The build environment and commands are also packed into Dockerfile, we may also attempt RIMFuzz via a docker image:

$ docker build -t rimfuzz_docker -f docker/Dockerfile .
$ docker run -it rimfuzz_docker

Basic usage

For the example as shown in motivation_example, there are typically four steps to run with RIMFuzz:

1. Extract metadata from given header file(s):

   $ gfuzz doxygen --inputs ./lib.h --output .

   A directory xml will be generated.

2. Infer schema based on the metadata:

   $ gfuzz schema infer --xml ./xml

   auto_schema.yaml will be generated.

3. Generate harness file:

   $ gfuzz gen cpp auto_schema.yaml .

   fuzz_exec.cpp, fuzz_write.cpp, and schema.json will be generated.

4. Compile the harness:

   $ clang++ \
       -o fuzz_exec \
       fuzz_exec.cpp \
       -fsanitize=fuzzer,address \
       -lprotobuf -lgraphfuzz

Then the executable harness fuzz_exec is ready for testing along with schema.json.

Test the example

Goto the motivation_example directory and run build.sh:

/path/to/rimfuzz/motivation_example/$ ./build_sh

Then test the generated harness:

/path/to/rimfuzz/motivation_example/$ ./fuzz_exec

Normally, the bug in the example code will be triggered in 100s while the original graphfuzz needs to fuzz for almost 2000s on average.

Given a crashed input, we can minimize it and use fuzz_write to see the serialized code:

/path/to/rimfuzz/motivation_example/$ gfuzz min fuzz_exec --input crash-xxx
/path/to/rimfuzz/motivation_example/$ ./fuzz_write crash-xxx

In addition, there are several options to control the real-time impact-aware mutation strategies:

1. --disable-impact-selection is to disable the guiding on mutation object selection.
2. --graphfuzz_context_mutation_prob= is to set a fixed probability of performing value mutation.

For example of the above options:

$ ./fuzz_exec --disable-impact-selection --graphfuzz_context_mutation_prob=0.5

Note

• The command line interface gfuzz also supports to generate coverage results and visualize coverage results.

  Use --help to know more details of gfuzz command line interface.

• The harness inherits all the options of libFuzzer. --help is also able to know the specific usage of the executable harness.

• fuzz_wirte is used to reproduce the corresponding code of a graph-based input.

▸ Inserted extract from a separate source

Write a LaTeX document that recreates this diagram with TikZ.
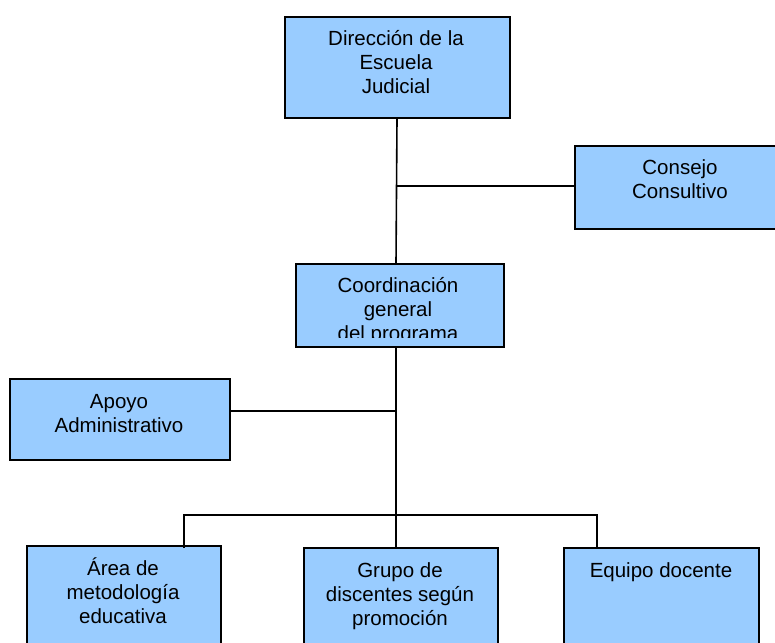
\documentclass[tikz,border=0pt]{standalone}
\usepackage{fontspec}
\setmainfont{Liberation Sans}
\definecolor{boxblue}{HTML}{99CCFF}
\newcommand{\fs}{\rule{0pt}{19pt}}
\begin{document}
\begin{tikzpicture}[x=1pt,y=-1pt,
  box/.style={draw=black, line width=1.6pt, fill=boxblue, inner sep=0pt, anchor=north west},
  lbl/.style={align=center, inner sep=0pt, anchor=north, font=\fontsize{20.5}{24}\selectfont},
  conn/.style={draw=black, line width=1.6pt}]
\useasboundingbox (0,0) rectangle (775,642);
% boxes
\node[box, minimum width=225pt, minimum height=101pt] (dir) at (284,16) {};
\node[box, minimum width=212pt, minimum height=83pt] (con) at (574,145) {};
\node[box, minimum width=208pt, minimum height=83pt] (coo) at (295,263) {};
\node[box, minimum width=220pt, minimum height=81pt] (apo) at (9,378) {};
\node[box, minimum width=194pt, minimum height=120pt] (are) at (26,545) {};
\node[box, minimum width=194pt, minimum height=120pt] (gru) at (303,547) {};
\node[box, minimum width=195pt, minimum height=120pt] (equ) at (563,547) {};
% labels
\node[lbl] (dirT) at (396,26) {\fs Dirección de la\\Escuela\\Judicial};
\node[lbl] (conT) at (680,155) {\fs Consejo\\Consultivo};
\begin{scope}
\clip (295,263) rectangle (503,337.5);
\node[lbl] (cooT) at (398,273) {\fs Coordinación\\general\\del programa};
\end{scope}
\node[lbl] (apoT) at (119,389) {\fs Apoyo\\Administrativo};
\node[lbl] (areT) at (123,556) {\fs Área de\\metodología\\educativa};
\node[lbl] (gruT) at (400,558) {\fs Grupo de\\discentes según\\promoción};
\node[lbl] (equT) at (661,558) {\fs Equipo docente};
% connector coordinates
\coordinate (a1) at (397,0);
\coordinate (a2) at (396,0);
\coordinate (j1) at (396.7,186);
\coordinate (j2) at (396,411);
\coordinate (bl) at (184,515);
\coordinate (br) at (597,515);
% connectors
\draw[conn] (dir.south -| a1) -- (coo.north -| a2);
\draw[conn] (j1) -- (con.west |- j1);
\draw[conn] (coo.south -| a2) -- (gru.north -| a2);
\draw[conn] (apo.east |- j2) -- (j2);
\draw[conn] ([yshift=-3pt]are.north -| bl) -- (bl) -- (br) -- ([yshift=-2pt]equ.north -| br);
\end{tikzpicture}
\end{document}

Some relevant documents are put in the directory docs. For ease of use, more relevant documents will be disclosed gradually in the future (if I have enough spare time as this framework has some limitations (e.g., we cannot directly intervene in the handling of fuzzer itself) which prevent me from achieving several ideas so that I may not continue to maintain and develop on it).